Another problem, some words have several meanings and, therefore, have different instances in wordnet. 

To keep track of Russian words that contained both wordnet and word2vec model and to assign them indices, we create file idx.dat. This file contains information about word-sense index in the new data base and it's definition (in Russian) according to the vocabulary as well as index of synset in wordnet.

In [146]:
index_file = open("idx.dat", "w")
w2v_file = open("ru_w2v.txt")
idx = 2 #start with index 2 because index 1 is reserved for *root*
idx_dict = {} # key index value definition of the word
word_dict = {} # key word, value all indexes of different meanings (word senses)
for line in w2v_file:
    line = line.split(" ")
    word = line[0]
    synsets = wikiwordnet.get_synsets(word) # get different meanings of word
    if len(synsets) > 0: # if word in wordnet
        num_of_sense = 0 # initialize counter for first sense of the word
        for syn in synsets: # loop through all word senses
            for w in syn.get_words():
                if w.lemma() == word:
                    index_file.write(str(idx) + " " + word + ' ' + str(num_of_sense) + " " + w.definition() + "\n") #create the entry in index file
                    if word not in word_dict:
                        word_dict[word] = []

                    word_dict[word].append(idx)
                    idx_dict[idx] = w.definition()
                    idx += 1
            num_of_sense += 1
index_file.close()
w2v_file.close()

Please, note that some word-sense in the base repeated several times (errors in wordnet) causing same word-sense with one definition to have several indices in new data base. This repetitions will be deleted later.

The following code will create dictionary structure where key is a index of word and value is the index of it's parent as well as dictionary with key as index and value is word.n.number_of_word_sense. Note, that word can have several parents in wordnet but we select only one parent in order to preserve tree structure.

In [147]:
parent_dict = {}
i2w = {} #key index value word.n.number_of_word_sense
idx_file = open("idx.dat", 'r')
for line in idx_file:
    l_array = line.split(" ")
    idx = l_array[0]
    if idx.isdigit(): #sometimes definitions of word senses more than 1 line
        word = l_array[1] #
        syn_num = l_array[2] #number of word sense (number of corresponding synset)
        i2w[int(idx)] = word + ".n." + syn_num #word unique identifier word.n.word_sense_number
        synsets = wikiwordnet.get_synsets(word)
        syn = synsets[int(syn_num)]
        children = []
        for hypernym in wikiwordnet.get_hypernyms(syn): #loop through parent synsets
            for w in hypernym.get_words(): #loop through parent words
                parent_word = w.lemma()
                d = w.definition() # get definition of the parent
                if parent_word in word_dict:
                    for i in word_dict[parent_word]:
                        if idx_dict[i] == d: #get index of parent word by finding it's definition which is unique
                            parent_dict[int(idx)] = i # select one parent

idx_file.close()

Next line of codes create a dictionary where word is a key and value is array of it's children.
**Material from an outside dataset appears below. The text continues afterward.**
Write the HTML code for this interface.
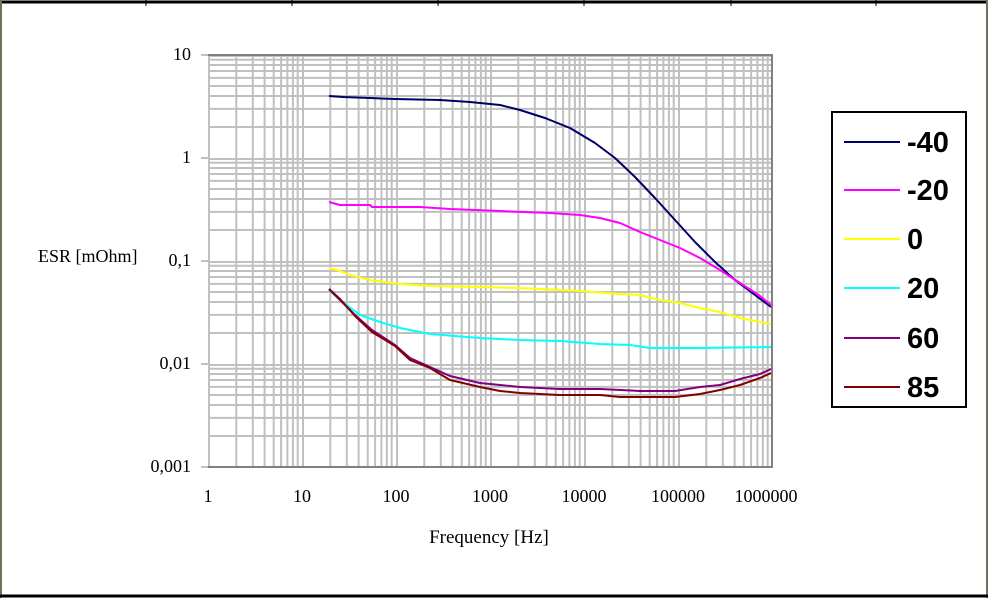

If value array is empty then word has no children.

In [148]:
child_dict = {}
for i in idx_dict:
    word = i2w[i]
    child_dict[word] = [] #create array of children for each word_sense
for par in parent_dict:
    word_idx = par
    word = i2w[word_idx]
    parent_idx = parent_dict[par]
    parent_word = i2w[parent_idx] #get parent word
    if word not in child_dict[parent_word]:
        child_dict[parent_word].append(word) #write word to the children list of it's parent

The following function is used for recursive search of word parents in order to make catcode since we need indices of all parents until the root.

In [149]:
def add_parent(idx): #function which returns index of the parent
    if idx in parent_dict:
        return parent_dict[idx]
    else:
        return 1

Finally, we can create catcode file:

In [150]:
catcode_file = open("catcode.dat", "w")
for i in idx_dict:
    word = i2w[i]
    catcode_file.write(word) #write word to file
    idx = i
    parents = []
    while idx != 1: #recursively get parents
        p_idx = add_parent(idx)
        parents.append(p_idx)
        idx = p_idx
    parents = parents[::-1] #inverse the order from the root to leaves
    length = len(parents)
    array = [0] * (17 - length)
    parents.extend(array) #get missing zeros to get the standard 17-length format
    for p in parents:
        catcode_file.write(" " + str(p))
    catcode_file.write("\n")
catcode_file.close()

And we create file with word sense children

In [151]:
word_sense_children_file = open("children.dat", "w")
child_dict["*root*"] = [] #add root for the correct format
for i in idx_dict:
    if i not in parent_dict: #word has no parent
        if i2w[i] not in child_dict["*root*"]: #and not in the children of root yet
            child_dict["*root*"].append(i2w[i]) #add it to the children of root
word_sense_children_file.write("*root*")
for c in child_dict["*root*"]:
     word_sense_children_file.write(" " + c)
word_sense_children_file.write("\n")
for i in idx_dict:
    word = i2w[i]
    word_sense_children_file.write(word)
    for c in child_dict[word]:
        word_sense_children_file.write(" " + c)
    word_sense_children_file.write("\n") #write children of word in one line
word_sense_children_file.close()

The following function is used to solve problem of repititions of same word sense with several indices:

In [152]:
def delete_repititions(file_name): #in wordnet some words in synset repeat, which causes duplication in file. This function deletes duplicate lines of given file
    with open(file_name, 'r') as source_file:
        lines = []
        for line in source_file:
            if line not in lines:
                lines.append(line)
        new_file = open(file_name + "_no_duplicates", 'w')
        new_file.writelines(lines)
        new_file.close()
    source_file.close()

In [153]:
delete_repititions("catcode.dat")
delete_repititions("children.dat")

Finally, we get all required files to train Russian nballs: catcode file, word sense children file and word2vec file.